FIRMS EMBRACE QUALITY MANAGEMENT STANDARDS

Alison MacLeod, P.Eng., of MacLeod Nine Consultants, Ltd.—a structural engineering consulting firm in the heart of picturesque Rossland, BC—says the quality management systems that her firm committed to through Engineers and Geoscientists BC’s Organization Quality Management (OQM) program is a way for her to raise the quality bar and help ensure she’s always delivering the best quality engineering for her clients.

 “Engineering is all about planning, diligence, and documentation. [Quality standards] improves efficiency, and it’s good for projects. But it’s also good for my own confidence as an owner of a small company, that my firm meets or exceeds professional obligations,” she said.

The OQM Program is a voluntary certification program created by Engineers and Geoscientists BC that enables companies to demonstrate that they meet the quality management standards expected for professional engineers and geoscientists. Engineers and Geoscientists BC recently certified its 400th firm. To MacLeod, certification is assurance that she’s following top quality management practices, “I just I want to deliver the best quality product to my clients,” she says.
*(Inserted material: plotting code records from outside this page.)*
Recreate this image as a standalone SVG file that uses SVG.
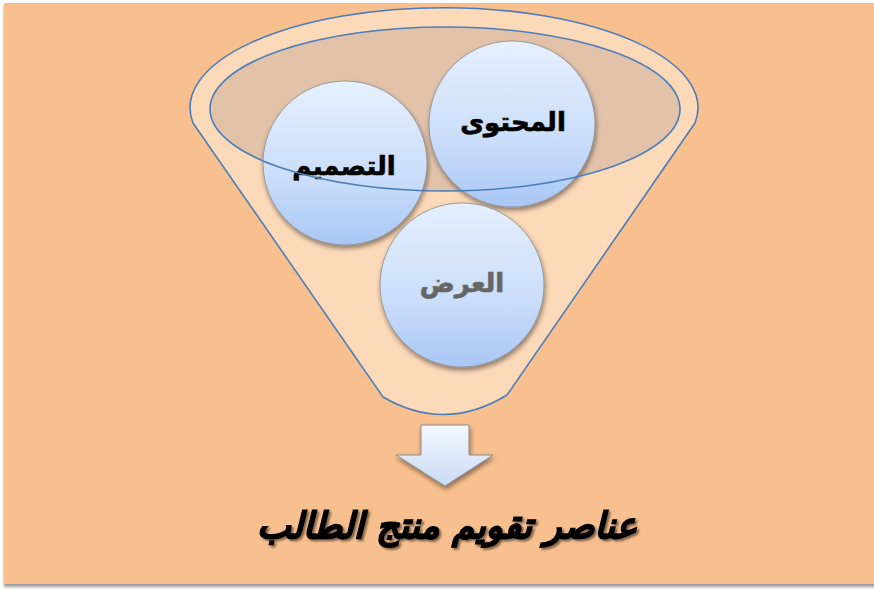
<svg xmlns="http://www.w3.org/2000/svg" width="874" height="590" viewBox="0 0 874 590">
  <defs>
    <linearGradient id="ballGrad" x1="0" y1="0" x2="0" y2="1">
      <stop offset="0" stop-color="#E6F0FE"/>
      <stop offset="0.6" stop-color="#CADDFA"/>
      <stop offset="1" stop-color="#A9C7F5"/>
    </linearGradient>
    <linearGradient id="arrowGrad" x1="0" y1="0" x2="0" y2="1">
      <stop offset="0" stop-color="#F4F8FE"/>
      <stop offset="1" stop-color="#C9DBF7"/>
    </linearGradient>
    <filter id="shadow" x="-20%" y="-20%" width="140%" height="140%">
      <feGaussianBlur in="SourceAlpha" stdDeviation="2.5"/>
      <feOffset dx="1" dy="3" result="b"/>
      <feComponentTransfer><feFuncA type="linear" slope="0.45"/></feComponentTransfer>
      <feMerge><feMergeNode/><feMergeNode in="SourceGraphic"/></feMerge>
    </filter>
    <filter id="textShadow" x="-10%" y="-30%" width="120%" height="160%">
      <feGaussianBlur in="SourceAlpha" stdDeviation="1.2"/>
      <feOffset dx="2" dy="2" result="b"/>
      <feComponentTransfer><feFuncA type="linear" slope="0.5"/></feComponentTransfer>
      <feMerge><feMergeNode/><feMergeNode in="SourceGraphic"/></feMerge>
    </filter>
    <filter id="pageShadow" x="-5%" y="-5%" width="110%" height="110%">
      <feGaussianBlur in="SourceAlpha" stdDeviation="1.5"/>
      <feOffset dx="0" dy="3" result="b"/>
      <feComponentTransfer><feFuncA type="linear" slope="0.4"/></feComponentTransfer>
      <feMerge><feMergeNode/><feMergeNode in="SourceGraphic"/></feMerge>
    </filter>
  </defs>
  <style>
    .ball { fill: url(#ballGrad); stroke: #8C8C8C; stroke-width: 0.8; filter: url(#shadow); }
    .lbl { font-family: "DejaVu Sans", sans-serif; font-weight: bold; font-size: 26px; text-anchor: middle; direction: rtl; stroke-width: 0.7; }
    .funnelLine { stroke: #4A7EBB; stroke-width: 1.6; }
  </style>

  <rect x="0" y="0" width="874" height="590" fill="#FFFFFF"/>
  <rect x="4" y="3" width="872" height="581" fill="#F9C08F" filter="url(#pageShadow)"/>

  <g id="funnel">
    <path class="funnelLine" d="M193,123 A254,100 0 1 1 695,123 L507,395 Q445,433 383,397 Z" fill="#FCD9B8"/>
    <ellipse cx="445" cy="109" rx="235" ry="82" fill="#E2C3AA"/>
  </g>

  <g id="node-design">
    <circle class="ball" cx="345" cy="163" r="82"/>
    <text class="lbl" x="344" y="175" fill="#000000" stroke="#000000">التصميم</text>
  </g>
  <g id="node-content">
    <circle class="ball" cx="512" cy="124" r="83"/>
    <text class="lbl" x="513" y="131" fill="#000000" stroke="#000000">المحتوى</text>
  </g>
  <g id="node-display">
    <circle class="ball" cx="462" cy="285" r="82"/>
    <text class="lbl" x="462" y="292" fill="#666666" stroke="#666666">العرض</text>
  </g>

  <g id="connectors">
    <ellipse class="funnelLine" cx="445" cy="109" rx="235" ry="82" fill="none"/>
    <path d="M421,425 L469,425 L469,455 L493,455 L445,486 L396,455 L421,455 Z" fill="url(#arrowGrad)" stroke="#8C8C8C" stroke-width="1" filter="url(#shadow)"/>
  </g>

  <g id="title">
    <text x="447" y="538" font-family="DejaVu Sans, sans-serif" font-weight="bold" font-style="italic" font-size="36" text-anchor="middle" direction="rtl" fill="#000000" stroke="#000000" stroke-width="1.2" filter="url(#textShadow)" textLength="380" lengthAdjust="spacingAndGlyphs">عناصر تقويم منتج الطالب</text>
  </g>
</svg>
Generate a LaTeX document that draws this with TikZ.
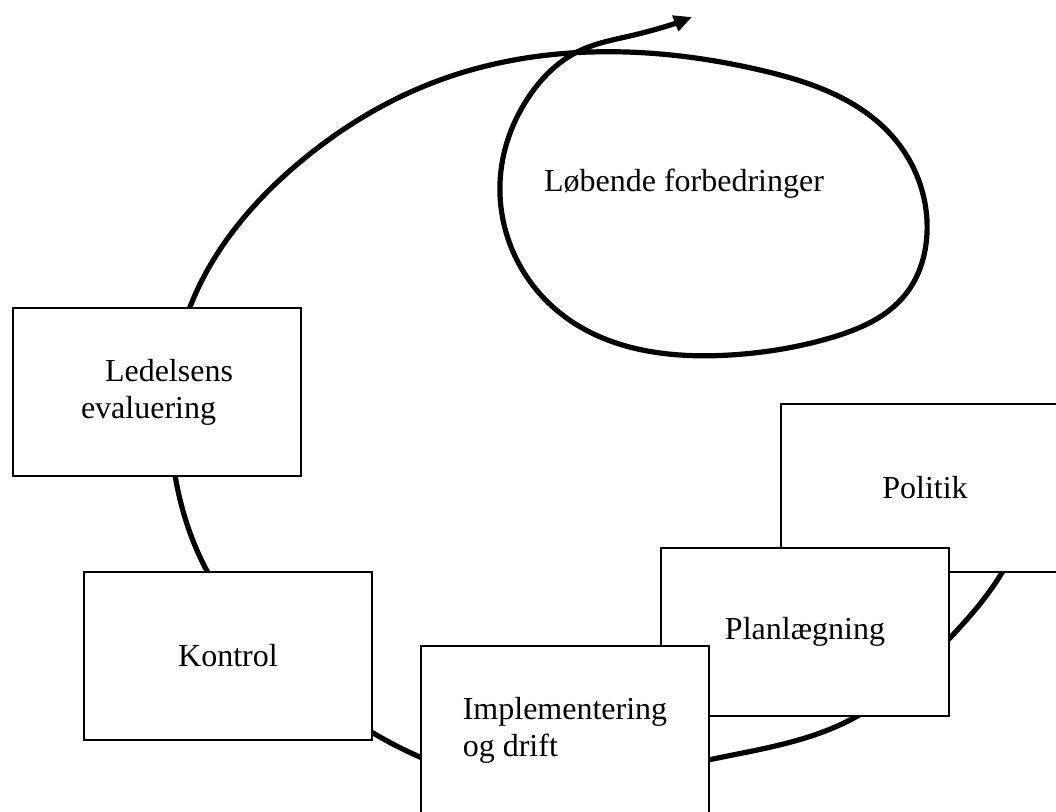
\documentclass[tikz,border=0pt]{standalone}
\usepackage{fontspec}
\setmainfont{Liberation Serif}
\usetikzlibrary{arrows.meta,hobby}

\begin{document}
\begin{tikzpicture}[x=0.5pt, y=-0.5pt,
  every node/.style = {font=\fontsize{16}{18.5}\selectfont},
  box/.style = {shape=rectangle, draw, fill=white, line width=1pt,
    minimum width=144pt, minimum height=84pt, anchor=north west, align=left},
  spiral/.style = {line width=2.6pt, -{Triangle[length=9pt,width=8pt]},
    use Hobby shortcut}]
  \useasboundingbox (0,0) rectangle (1056,811);
  % the spiral goes first, the boxes cover it
  \draw[spiral] (1035,470) .. (1003,571) .. (948,640) .. (850,720)
    .. (708,760) .. (565,785) .. (420,757) .. (300,680) .. (207,571)
    .. (175,475) .. (190,307) .. (300,162) .. (440,80) .. (590,52)
    .. (760,70) .. (893,137) .. (927,233) .. (905,295) .. (830,338)
    .. (730,355) .. (560,313) .. (500,183) .. (530,95) .. (577,52)
    .. (634,35) .. (692,17);
  \node (loop) at (684,184) {Løbende forbedringer};
  \node[box] (politik) at (780,403) {Politik};
  \node[box] (plan) at (660,547) {Planlægning};
  \node[box] (impl) at (420,645) {Implementering\\og drift};
  \node[box] (kontrol) at (83,571) {Kontrol};
  \node[box] (ledelse) at (12,307) {\hspace*{12pt}Ledelsens\\evaluering};
\end{tikzpicture}
\end{document}
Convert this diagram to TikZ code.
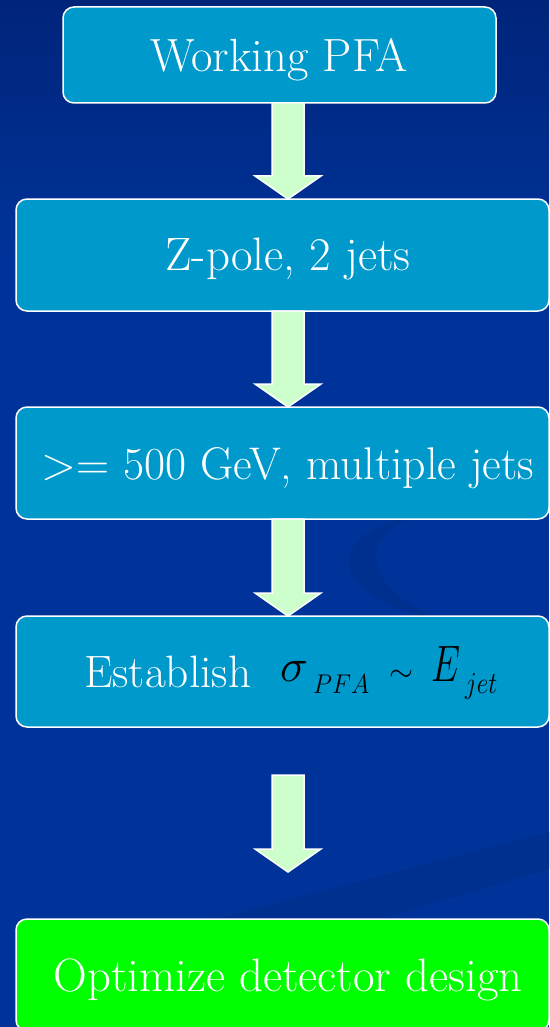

The voluntary OQM program for firms is serving as excellent groundwork for the quality management pillar of the forthcoming mandatory regulation of firms, as outlined in the new Professional Governance Act. Engineers and Geoscientists BC formed a task force on the regulation of firms, which proposed a model that includes three pillars: quality management, ethics, and professional development. The current OQM requirements will form the quality management pillar.

The current target date for implementation of this portion of the new Act is the summer of 2021.

To Stephen Kooiman, P.Eng., Principal and Mechanical Team Leader at Prism Engineering—a Burnaby-based firm that specializes in energy management, electrical and mechanical engineering, utility monitoring and sustainability consulting—OQM-style quality management is about instilling confidence in the quality of Prism’s work. “It’s like a commitment to owners that we’re serious about doing a good job,” he said. “We’re abiding by Engineers and Geoscientists BC standards, and not doing shortcuts based on price or speed.”

Kooiman says that company-wide quality management helps ensure quality is consistently applied across Prism projects. “Before, it was up to individual engineers,” he said, adding that consistency in this area means that staff can quickly onboard to almost any project at any time. “It definitely standardized [quality] across the company. Formalizing this was the biggest benefit, so everyone has a clear understanding, how we interpret the standards and what the expectation is.”